Seventy-one percent of adults do not know that broadcasters get access to the airwaves for free. In fact, the 1934 Communications Act gave television broadcasters the right to use that airspace; the cost to broadcasters was an obligation to serve the "public interest, convenience and necessity." In 1996, Congress passed the Telecommunications Act which gave the new digital spectrum to existing broadcasters for the transmittal of digital broadcast signals beginning in 1998. This $40-70 billion gift from the taxpayers also comes with public interest obligations: "nothing in this [Act] shall be construed as relieving a television broadcasting station from its obligation to serve the public interest, convenience and necessity."


In the future, there will be TV shows with links to the Internet, creating an interactive and personalized experience. Viewers will see crystal clear, high definition pictures combined with high fidelity sound. TV sets that receive digital signals will look more like movie screens, wider than they are tall. 

Due to built-in compression technology, digital broadcasting allows more information and data to be aired using less of the spectrum. This allows the space on the spectrum to be used more efficiently and gives broadcasters the option of using their part of the digital spectrum to broadcast one channel of high-definition television (HDTV) or splitting it into four or more standard definition (SDTV) channels. 

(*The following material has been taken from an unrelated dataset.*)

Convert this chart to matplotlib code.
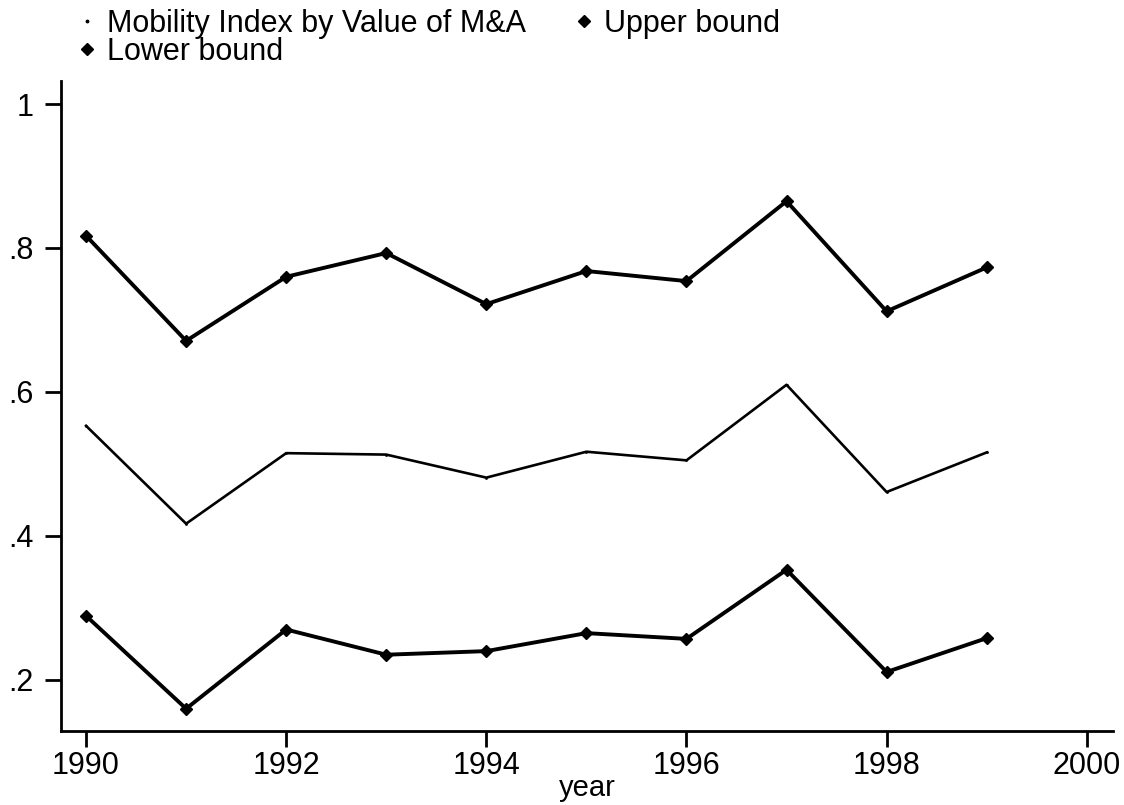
import matplotlib
matplotlib.use('Agg')
import matplotlib.pyplot as plt
from matplotlib.lines import Line2D

plt.rcParams['font.family'] = ['Liberation Sans', 'DejaVu Sans']

# ===== DATA =====
years = [1990, 1991, 1992, 1993, 1994, 1995, 1996, 1997, 1998, 1999]
mobility = [0.553, 0.417, 0.515, 0.513, 0.481, 0.517, 0.505, 0.610, 0.461, 0.516]
upper = [0.817, 0.671, 0.760, 0.793, 0.722, 0.768, 0.754, 0.865, 0.712, 0.773]
lower = [0.289, 0.160, 0.270, 0.235, 0.240, 0.265, 0.257, 0.353, 0.211, 0.258]

x_ticks = [1990, 1992, 1994, 1996, 1998, 2000]
y_ticks = [0.2, 0.4, 0.6, 0.8, 1.0]
y_labels = ['.2', '.4', '.6', '.8', '1']

FS = 22

fig = plt.figure(figsize=(11.24, 8.05), dpi=100)
ax = fig.add_axes([0.0543, 0.0919, 0.9357, 0.8075])

ax.plot(years, mobility, color='black', lw=1.9, marker='.', ms=2)
ax.plot(years, upper, color='black', lw=2.8, marker='D', ms=6.5)
ax.plot(years, lower, color='black', lw=2.8, marker='D', ms=6.5)

ax.set_xlim(1989.75, 2000.26)
ax.set_ylim(0.129, 1.032)
ax.set_xticks(x_ticks)
ax.set_yticks(y_ticks)
ax.set_yticklabels(y_labels)

for side in ['top', 'right']:
    ax.spines[side].set_visible(False)
for side in ['left', 'bottom']:
    ax.spines[side].set_linewidth(2)

ax.tick_params(axis='both', direction='out', length=11.5, width=2,
               labelsize=FS, colors='black')
ax.tick_params(axis='y', pad=8)
ax.tick_params(axis='x', pad=3)
ax.set_xlabel('year', fontsize=21, labelpad=-5)

# legend in Stata row order: Mobility, Upper / Lower
h_mob = Line2D([], [], color='black', ls='none', marker='.', ms=3.5)
h_up = Line2D([], [], color='black', ls='none', marker='D', ms=6)
h_lo = Line2D([], [], color='black', ls='none', marker='D', ms=6)
fig.legend([h_mob, h_lo, h_up],
           ['Mobility Index by Value of M&A', 'Lower bound', 'Upper bound'],
           ncol=2, loc='upper left', bbox_to_anchor=(0.053, 1.012),
           frameon=False, fontsize=FS, handlelength=0.6, handletextpad=0.35,
           columnspacing=1.6, labelspacing=-0.05, borderaxespad=0.2)

fig.savefig('out.png', dpi=100)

The benefits of HDTV's superior technology will be unavailable to many consumers initially because the costs of the new sets are high and current TVs cannot receive the signal without a converter box. Many stations will probably air multiple SDTV channels to maximize their programming and advertising options and to increase their ad income. While both options provide a better picture than current standards, there is a trade-off between the channel quantity and picture quality. These additional channels can be used in myriad ways, from transmitting programs and data to providing forums for public education. 


All types of broadcast communications use part of the electromagnetic spectrum The complete range of frequencies of electromagnetic waves, from the lowest to the highest frequency, includes, in order: radio, infrared, visible light, ultraviolet, X-ray, gamma ray and cosmic ray waves. We receive TV broadcasts over the radio spectrum using antennas and/or coaxial or fiberoptic cables.

Currently, 98% of all U.S. households have television sets, all of which receive analog broadcasts. The difference between digital and analog is the technology of the transmission and the standards for picture resolution. Although the digital spectrum was given away and not auctioned for the public benefit, the radio spectrum currently used for analog broadcasts is set to be returned to the US Government by 2007 and will be auctioned off beginning in 2001. Until the complete conversion, broadcasters will simultaneously use both the digital and analog signals.

Digital television combines broadcast and computer technologies into a powerful new medium that will change the way consumers watch TV. 

In 1996, Congress decided to give the digital spectrum away - for free - to major corporations. This giveaway is estimated to be a $40-70 billion resource. And all the broadcasters owe in return is to "serve the public interest."

Broadcasters have argued that there should only be voluntary guidelines for public interest. NOW Foundation and other civil rights groups are asking for true community access to the public airwaves.